Swin Encoder

class vformer.encoder.swin.SwinEncoder(dim, input_resolution, depth, num_heads, window_size, mlp_ratio=4.0, qkv_bias=True, qkv_scale=None, p_dropout=0.0, attn_dropout=0.0, drop_path=0.0, norm_layer=<class 'torch.nn.modules.normalization.LayerNorm'>, downsample=None, use_checkpoint=False)[source]
Parameters
  • dim (int) – Number of input channels.

  • input_resolution (tuple[int]) – Input resolution.

  • depth (int) – Number of blocks.

  • num_heads (int) – Number of attention heads.

  • window_size (int) – Local window size.

  • mlp_ratio (float) – Ratio of MLP hidden dim to embedding dim.
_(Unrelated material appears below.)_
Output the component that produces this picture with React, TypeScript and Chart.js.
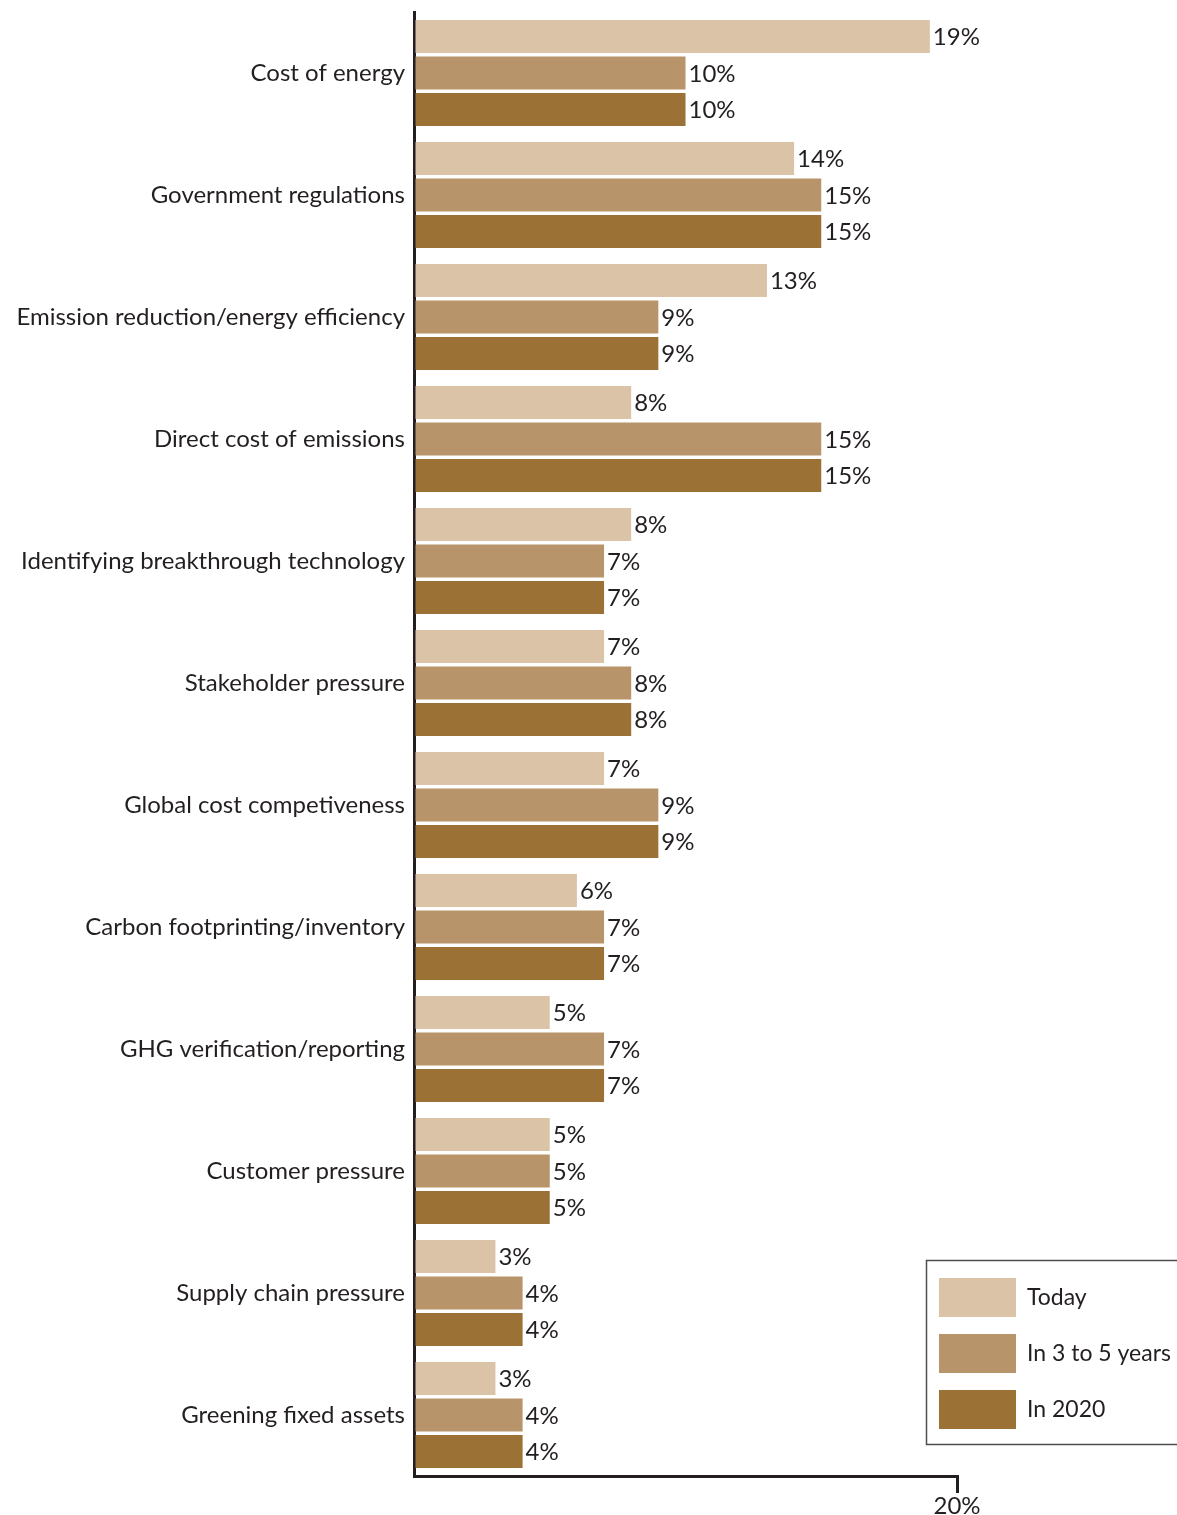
import React, { useEffect, useRef } from 'react';
import { Chart, registerables } from 'chart.js';

Chart.register(...registerables);

const categories = [
  'Cost of energy',
  'Government regulations',
  'Emission reduction/energy efficiency',
  'Direct cost of emissions',
  'Identifying breakthrough technology',
  'Stakeholder pressure',
  'Global cost competiveness',
  'Carbon footprinting/inventory',
  'GHG verification/reporting',
  'Customer pressure',
  'Supply chain pressure',
  'Greening fixed assets',
];
const seriesLabels = ['Today', 'In 3 to 5 years', 'In 2020'];
const todayValues = [19, 14, 13, 8, 8, 7, 7, 6, 5, 5, 3, 3];
const in3to5Values = [10, 15, 9, 15, 7, 8, 9, 7, 7, 5, 4, 4];
const in2020Values = [10, 15, 9, 15, 7, 8, 9, 7, 7, 5, 4, 4];
const seriesColors = ['#dac3a7', '#b79469', '#9c7135'];
const xMin = 0;
const xMax = 20;
const xTickLabel = '20%';

const FONT = 'Lato, "Open Sans", sans-serif';
const TEXT = '#231f20';

const valueLabels = {
  id: 'valueLabels',
  afterDatasetsDraw(chart: any) {
    const ctx = chart.ctx;
    ctx.save();
    ctx.font = `24px ${FONT}`;
    ctx.fillStyle = TEXT;
    ctx.textAlign = 'left';
    ctx.textBaseline = 'middle';
    chart.data.datasets.forEach((ds: any, i: number) => {
      const meta = chart.getDatasetMeta(i);
      meta.data.forEach((el: any, j: number) => {
        ctx.fillText(`${ds.data[j]}%`, el.x + 3, el.y + 1);
      });
    });
    ctx.restore();
  },
};

const boxLegend = {
  id: 'boxLegend',
  afterDraw(chart: any) {
    const ctx = chart.ctx;
    ctx.save();
    ctx.strokeStyle = '#4d4d4d';
    ctx.lineWidth = 1.5;
    ctx.strokeRect(926.5, 1260.5, 300, 184);
    ctx.font = `23px ${FONT}`;
    ctx.textAlign = 'left';
    ctx.textBaseline = 'middle';
    chart.data.datasets.forEach((ds: any, i: number) => {
      const top = 1278 + i * 56;
      ctx.fillStyle = ds.backgroundColor;
      ctx.fillRect(939, top, 77, 39);
      ctx.fillStyle = TEXT;
      ctx.fillText(ds.label, 1027, top + 20);
    });
    ctx.restore();
  },
};

export default function App() {
  const ref = useRef<HTMLCanvasElement | null>(null);

  useEffect(() => {
    if (!ref.current) return;
    const seriesData = [todayValues, in3to5Values, in2020Values];
    const chart = new Chart(ref.current, {
      type: 'bar',
      data: {
        labels: categories,
        datasets: seriesLabels.map((label, i) => ({
          label,
          data: seriesData[i],
          backgroundColor: seriesColors[i],
          borderWidth: 0,
          categoryPercentage: 0.8975,
          barPercentage: 0.9,
        })),
      },
      options: {
        indexAxis: 'y',
        responsive: false,
        animation: false,
        layout: { padding: { top: 12, right: 220, left: 0, bottom: 0 } },
        plugins: {
          legend: { display: false },
          tooltip: { enabled: false },
        },
        scales: {
          x: {
            min: xMin,
            max: xMax,
            afterFit: (scale: any) => {
              scale.height = 39;
            },
            ticks: {
              stepSize: 20,
              maxRotation: 0,
              autoSkip: false,
              padding: -1,
              color: TEXT,
              font: { family: FONT, size: 24 },
              callback: (v: any) => (v === xMax ? xTickLabel : ''),
            },
            grid: {
              display: true,
              drawOnChartArea: false,
              drawTicks: true,
              tickLength: 17,
              tickWidth: 3,
              lineWidth: 3,
              color: 'rgba(0,0,0,0)',
              tickColor: (ctx: any) =>
                ctx.tick && ctx.tick.value === xMax ? TEXT : 'rgba(0,0,0,0)',
            },
            border: { display: true, color: TEXT, width: 3 },
          },
          y: {
            afterFit: (scale: any) => {
              scale.width = 414;
              scale.paddingTop = 0;
              scale.paddingBottom = 0;
            },
            ticks: {
              padding: 9,
              color: TEXT,
              autoSkip: false,
              font: { family: FONT, size: 24 },
            },
            grid: {
              display: true,
              drawOnChartArea: false,
              drawTicks: false,
              color: 'rgba(0,0,0,0)',
              lineWidth: 0,
            },
            border: { display: true, color: TEXT, width: 3 },
          },
        },
      },
      plugins: [valueLabels, boxLegend],
    });
    return () => chart.destroy();
  }, []);

  return (
    <div
      style={{
        position: 'absolute',
        left: 0,
        top: 0,
        width: 1177,
        height: 1515,
        overflow: 'hidden',
        background: '#fff',
      }}
    >
      <canvas ref={ref} width={1177} height={1515} style={{ display: 'block' }} />
    </div>
  );
}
  • qkv_bias (bool, default is True) – Whether to add a bias vector to the q,k, and v matrices

  • qk_scale (float, optional) – Override default qk scale of head_dim ** -0.5 in Window Attention if set

  • p_dropout (float,) – Dropout rate.

  • attn_dropout (float, optional) – Attention dropout rate

  • drop_path_rate (float or tuple[float]) – Stochastic depth rate.
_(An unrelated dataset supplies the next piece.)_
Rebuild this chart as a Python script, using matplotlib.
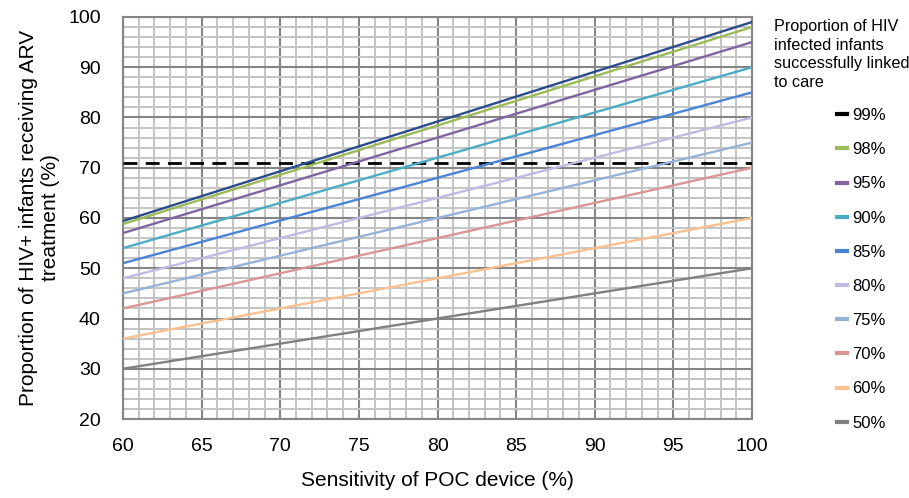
import matplotlib
matplotlib.use("Agg")
import matplotlib.pyplot as plt
from matplotlib.lines import Line2D

plt.rcParams['font.family'] = ['Liberation Sans', 'DejaVu Sans']

# Data
sensitivity = [60, 100]
series_labels = ["99%", "98%", "95%", "90%", "85%", "80%", "75%", "70%", "60%", "50%"]
series_values = {
    "99%": [59.4, 99.0],
    "98%": [58.8, 98.0],
    "95%": [57.0, 95.0],
    "90%": [54.0, 90.0],
    "85%": [51.0, 85.0],
    "80%": [48.0, 80.0],
    "75%": [45.0, 75.0],
    "70%": [42.0, 70.0],
    "60%": [36.0, 60.0],
    "50%": [30.0, 50.0],
}
threshold = 71
x_ticks = [60, 65, 70, 75, 80, 85, 90, 95, 100]
y_ticks = [20, 30, 40, 50, 60, 70, 80, 90, 100]

line_colors = {
    "99%": "#2b4c8c", "98%": "#9bbb59", "95%": "#8064a2", "90%": "#4bacc6",
    "85%": "#4a84d6", "80%": "#c3b9e0", "75%": "#95b3d7", "70%": "#d99694",
    "60%": "#fac090", "50%": "#808080",
}
legend_colors = dict(line_colors)
legend_colors["99%"] = "#000000"

fig = plt.figure(figsize=(9.09, 4.98), dpi=100)
ax = fig.add_axes([0.1353, 0.1586, 0.692, 0.8073])

ax.set_xlim(60, 100)
ax.set_ylim(20, 100)
ax.set_xticks(x_ticks)
ax.set_yticks(y_ticks)
ax.set_xticks(range(60, 101, 1), minor=True)
ax.set_yticks(range(20, 101, 2), minor=True)
ax.grid(which='minor', color='#c4c4c4', linewidth=1.4)
ax.grid(which='major', color='#858585', linewidth=1.5)
ax.set_axisbelow(True)
for s in ax.spines.values():
    s.set_color('#858585')
    s.set_linewidth(1.5)
ax.tick_params(which='both', length=0, labelsize=14)
ax.tick_params(axis='x', pad=14)
ax.tick_params(axis='y', pad=16)

ax.axhline(threshold, color='black', linewidth=2, dashes=(5, 3), zorder=3)
for lab in series_labels:
    ax.plot(sensitivity, series_values[lab], color=line_colors[lab], linewidth=1.7, zorder=4)

ax.set_xlabel("Sensitivity of POC device (%)", fontsize=15, labelpad=11)
ax.set_ylabel("Proportion of HIV+ infants receiving ARV\ntreatment (%)", fontsize=15, labelpad=6)

fig.text(0.852, 0.962, "Proportion of HIV\ninfected infants\nsuccessfully linked\nto care",
         fontsize=11.7, va='top', ha='left', linespacing=1.3)

handles = [Line2D([0], [0], color=legend_colors[l], linewidth=3) for l in series_labels]
fig.legend(handles, series_labels, loc='upper left', bbox_to_anchor=(0.921, 0.783),
           frameon=False, fontsize=12, handlelength=0.6, handletextpad=0.3,
           labelspacing=1.15, borderaxespad=0, borderpad=0)

fig.savefig("out.png", dpi=100)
  • norm_layer (nn.Module) – Normalization layer. default is nn.LayerNorm

  • downsample (nn.Module, optional) – Downsample layer(like PatchMerging) at the end of the layer, default is None

forward(x)[source]
Parameters

x (torch.Tensor) –

Returns

Returns output tensor

Return type

torch.Tensor

class vformer.encoder.swin.SwinEncoderBlock(dim, input_resolution, num_heads, window_size=7, shift_size=0, mlp_ratio=4.0, qkv_bias=True, qk_scale=None, p_dropout=0.0, attn_dropout=0.0, drop_path_rate=0.0, norm_layer=<class 'torch.nn.modules.normalization.LayerNorm'>, drop_path_mode='batch')[source]
Parameters
  • dim (int) – Number of the input channels

  • input_resolution (int or tuple[int]) – Input resolution of patches

  • num_heads (int) – Number of attention heads

  • window_size (int) – Window size

  • shift_size (int) – Shift size for Shifted Window Masked Self Attention (SW_MSA)
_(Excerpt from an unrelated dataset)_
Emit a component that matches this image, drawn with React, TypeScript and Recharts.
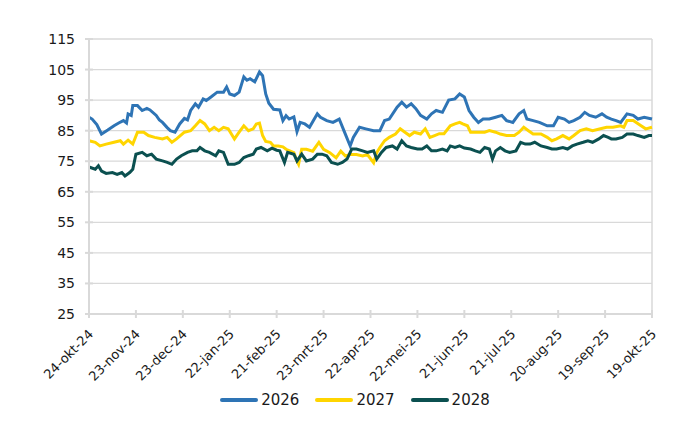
import React from "react";
import {
  LineChart,
  Line,
  XAxis,
  YAxis,
  CartesianGrid,
  Legend,
  ReferenceLine,
} from "recharts";

document.body.style.margin = "0";

// x-axis: days since 24-okt-24, a label every 30 days
const tickLabels = [
  "24-okt-24",
  "23-nov-24",
  "23-dec-24",
  "22-jan-25",
  "21-feb-25",
  "23-mrt-25",
  "22-apr-25",
  "22-mei-25",
  "21-jun-25",
  "21-jul-25",
  "20-aug-25",
  "19-sep-25",
  "19-okt-25",
];
const xTicks = tickLabels.map((_, i) => i * 30);
const yTicks = [25, 35, 45, 55, 65, 75, 85, 95, 105, 115];

const days2026 = [
  0, 2, 5, 8, 12, 16, 19, 22, 24, 25, 27, 28, 31, 34, 37, 39, 43, 45, 47, 50,
  52, 55, 58, 61, 63, 65, 68, 70, 73, 75, 78, 82, 86, 88, 90, 93, 96, 99, 101,
  103, 106, 109, 111, 113, 115, 118, 122, 124, 126, 128, 131, 133, 135, 138,
  141, 146, 148, 152, 156, 160, 163, 167, 169, 173, 177, 182, 186, 189, 192,
  197, 200, 203, 206, 209, 212, 216, 219, 222, 226, 230, 234, 237, 240, 243,
  246, 249, 252, 256, 260, 264, 267, 271, 275, 278, 280, 284, 288, 293, 297,
  300, 304, 307, 310, 314, 317, 320, 324, 328, 331, 334, 337, 340, 344, 348,
  351, 355, 360,
];
const values2026 = [
  89.4, 88.8, 87, 83.9, 85.2, 86.6, 87.5, 88.3, 87.5, 90.5, 90, 93.2, 93.2,
  91.6, 92.3, 91.8, 90, 88.5, 87.7, 86, 85, 84.5, 87.2, 89, 88.5, 91.6, 93.8,
  92.7, 95.4, 94.9, 96, 97.6, 97.6, 99.3, 97, 96.5, 97.6, 102.6, 101.5, 102,
  101, 104.2, 103, 97, 94, 92, 91.8, 88.3, 89.9, 88.8, 89.5, 84.7, 87.7, 87.2,
  86.1, 90.5, 89.4, 88.3, 87.7, 88.8, 85, 80, 82.8, 86.1, 85.6, 85, 85, 88.3,
  88.8, 92.7, 94.3, 92.7, 93.8, 92.2, 90, 88.8, 90.5, 91.6, 91, 95, 95.4, 97,
  96, 91.6, 89.4, 87.7, 88.8, 88.8, 89.4, 90, 88.3, 87.7, 90.5, 91.6, 88.8,
  88.3, 87.7, 86.6, 86.6, 89.4, 88.8, 87.7, 88.3, 89.4, 91, 90, 89.4, 90.5,
  89.4, 88.8, 88.3, 87.7, 90.5, 90, 88.8, 89.4, 88.8,
];

const days2027 = [
  0, 4, 7, 11, 16, 20, 22, 25, 28, 31, 35, 38, 42, 47, 50, 53, 56, 61, 65, 68,
  71, 74, 77, 80, 83, 86, 89, 93, 96, 99, 102, 105, 107, 109, 111, 113, 116,
  118, 121, 124, 126, 131, 133, 134, 136, 139, 143, 147, 150, 154, 158, 161,
  164, 167, 171, 175, 178, 182, 184, 186, 189, 192, 196, 199, 202, 205, 208,
  212, 215, 218, 221, 224, 227, 231, 234, 237, 239, 242, 244, 247, 250, 253,
  256, 260, 263, 267, 272, 275, 278, 281, 284, 289, 293, 296, 299, 303, 307,
  310, 314, 318, 322, 327, 331, 335, 340, 342, 344, 348, 353, 356, 360,
];
const values2027 = [
  81.7, 81.2, 80, 80.6, 81.2, 81.7, 80.6, 81.9, 80.6, 84.5, 84.5, 83.4, 82.8,
  82.3, 82.8, 81.2, 82.3, 84.5, 85, 86.6, 88.3, 87.2, 85, 86.1, 85, 86.1, 85.6,
  82.3, 84.5, 86.6, 85, 85.6, 87.2, 87.5, 83.4, 81.5, 81.2, 80, 80, 79.7, 78.9,
  77.8, 75, 74, 78.9, 78.9, 78.3, 81.2, 78.9, 77.8, 76.1, 78.3, 76.7, 77.2,
  77.2, 76.7, 77.2, 74.5, 77.8, 79.5, 81.7, 82.8, 83.9, 85.6, 84.5, 83.4, 84.5,
  83.9, 85.6, 82.8, 83.4, 84, 84, 86.6, 87.2, 87.7, 87.2, 86.6, 84.5, 84.5,
  84.5, 84.5, 85, 84.5, 83.9, 83.4, 83.4, 84.5, 86.1, 85, 83.9, 83.9, 82.8,
  81.7, 82.3, 83.4, 82.3, 83.4, 85, 85.6, 85, 85.6, 86.1, 86.1, 86.6, 86.1,
  88.3, 88.3, 86.6, 85.6, 86.1,
];

const days2028 = [
  0, 4, 6, 8, 11, 15, 18, 21, 23, 26, 28, 30, 34, 37, 40, 43, 47, 50, 53, 56,
  59, 63, 66, 69, 71, 74, 77, 81, 83, 86, 89, 93, 96, 99, 102, 105, 107, 110,
  114, 117, 120, 122, 125, 127, 131, 133, 136, 139, 143, 146, 149, 152, 155,
  159, 162, 165, 168, 171, 175, 178, 182, 184, 187, 190, 194, 197, 200, 203,
  206, 210, 213, 216, 219, 222, 226, 229, 231, 234, 237, 240, 244, 247, 250,
  253, 256, 258, 260, 263, 266, 269, 273, 276, 279, 282, 285, 289, 293, 296,
  299, 303, 306, 309, 312, 316, 319, 322, 326, 329, 332, 334, 337, 341, 344,
  348, 351, 355, 358, 360,
];
const values2028 = [
  73.1, 72.4, 73.5, 71.8, 71, 71.3, 70.7, 71.3, 70.2, 71.3, 72.4, 77.3, 77.9,
  76.8, 77.3, 75.7, 75.1, 74.6, 74, 75.7, 76.8, 77.9, 78.4, 78.4, 79.5, 78.4,
  77.9, 76.8, 78.4, 77.9, 74, 74, 74.6, 76.2, 76.8, 77.3, 79, 79.5, 78.4, 79.3,
  78.6, 78.4, 74.6, 77.9, 77.3, 75.1, 77.3, 75.1, 75.7, 77.3, 77.3, 76.8, 74.6,
  74, 74.6, 75.7, 79, 79, 78.4, 77.9, 78.4, 75.7, 77.9, 79.5, 80, 79, 81.7, 80,
  79.5, 79, 79, 80, 78.4, 78.4, 79, 78.4, 80, 79.5, 80, 79.3, 79, 78.4, 77.9,
  79.5, 79, 75.7, 78.4, 79.5, 78.4, 77.9, 78.4, 81.2, 80.6, 80.6, 81.2, 80,
  79.5, 79, 79, 79.5, 79, 80, 80.6, 81.2, 81.7, 81.2, 82.3, 83.4, 82.8, 82.3,
  82.3, 82.8, 83.9, 83.9, 83.4, 82.8, 83.4, 83.4,
];

const toPoints = (days: number[], values: number[]) =>
  days.map((day, i) => ({ day, value: values[i] }));

const series = [
  { name: "2026", color: "#2e74b5", data: toPoints(days2026, values2026) },
  { name: "2027", color: "#ffd500", data: toPoints(days2027, values2027) },
  { name: "2028", color: "#0b5050", data: toPoints(days2028, values2028) },
];

const axisColor = "#d9d9d9";
const font = "'DejaVu Sans', sans-serif";

const YTick = ({ x, y, payload }: any) => (
  <g>
    <line x1={x - 4} x2={x + 4} y1={y} y2={y} stroke={axisColor} strokeWidth={2} />
    <text
      x={x - 14}
      y={y}
      dy={5}
      textAnchor="end"
      fontSize={14}
      fill="#1a1a1a"
      fontFamily={font}
    >
      {payload.value}
    </text>
  </g>
);

const XTick = ({ x, y, payload }: any) => (
  <g>
    <line x1={x} x2={x} y1={y - 4} y2={y + 4} stroke={axisColor} strokeWidth={2} />
    <text
      transform={`translate(${x + 5},${y + 21}) rotate(-45)`}
      textAnchor="end"
      fontSize={13}
      fill="#1a1a1a"
      fontFamily={font}
    >
      {tickLabels[Math.round(payload.value / 30)]}
    </text>
  </g>
);

const renderLegend = () => (
  <div
    style={{
      display: "flex",
      justifyContent: "center",
      gap: 16,
      fontFamily: font,
      fontSize: 15,
      color: "#1a1a1a",
      paddingLeft: 58,
    }}
  >
    {series.map((s) => (
      <div key={s.name} style={{ display: "flex", alignItems: "center" }}>
        <span
          style={{
            display: "inline-block",
            width: 38,
            height: 4,
            borderRadius: 2,
            background: s.color,
            marginRight: 3,
          }}
        />
        {s.name}
      </div>
    ))}
  </div>
);

const App = () => {
  return (
    <div style={{ width: 700, height: 430, background: "#fff" }}>
      <LineChart
        width={700}
        height={430}
        margin={{ top: 39, right: 48, left: 0, bottom: 28 }}
      >
        <CartesianGrid vertical={false} stroke={axisColor} strokeWidth={1.3} />
        <XAxis
          type="number"
          dataKey="day"
          domain={[0, 360]}
          ticks={xTicks}
          interval={0}
          height={70}
          tickSize={0}
          tickMargin={0}
          axisLine={{ stroke: axisColor, strokeWidth: 2 }}
          tick={<XTick />}
        />
        <YAxis
          domain={[25, 115]}
          ticks={yTicks}
          interval={0}
          width={89}
          tickSize={0}
          tickMargin={0}
          axisLine={{ stroke: axisColor, strokeWidth: 2 }}
          tick={<YTick />}
        />
        <ReferenceLine x={360} stroke={axisColor} strokeWidth={1.5} />
        {series.map((s) => (
          <Line
            key={s.name}
            data={s.data}
            dataKey="value"
            name={s.name}
            type="linear"
            stroke={s.color}
            strokeWidth={3}
            dot={false}
            isAnimationActive={false}
          />
        ))}
        <Legend
          verticalAlign="bottom"
          content={renderLegend}
          wrapperStyle={{ bottom: 21 }}
        />
      </LineChart>
    </div>
  );
};

export default App;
  • mlp_ratio (float) – Ratio of MLP hidden dimension to embedding dimension

  • qkv_bias (bool, default= True) – Whether to add a bias vector to the q,k, and v matrices

  • qk_scale (float, Optional) –

  • p_dropout (float) – Dropout rate

  • attn_dropout (float) – Dropout rate

  • drop_path_rate (float) – Stochastic depth rate

  • norm_layer (nn.Module) – Normalization layer, default is nn.LayerNorm

forward(x)[source]
Parameters

x (torch.Tensor) –

Returns

Returns output tensor

Return type

torch.Tensor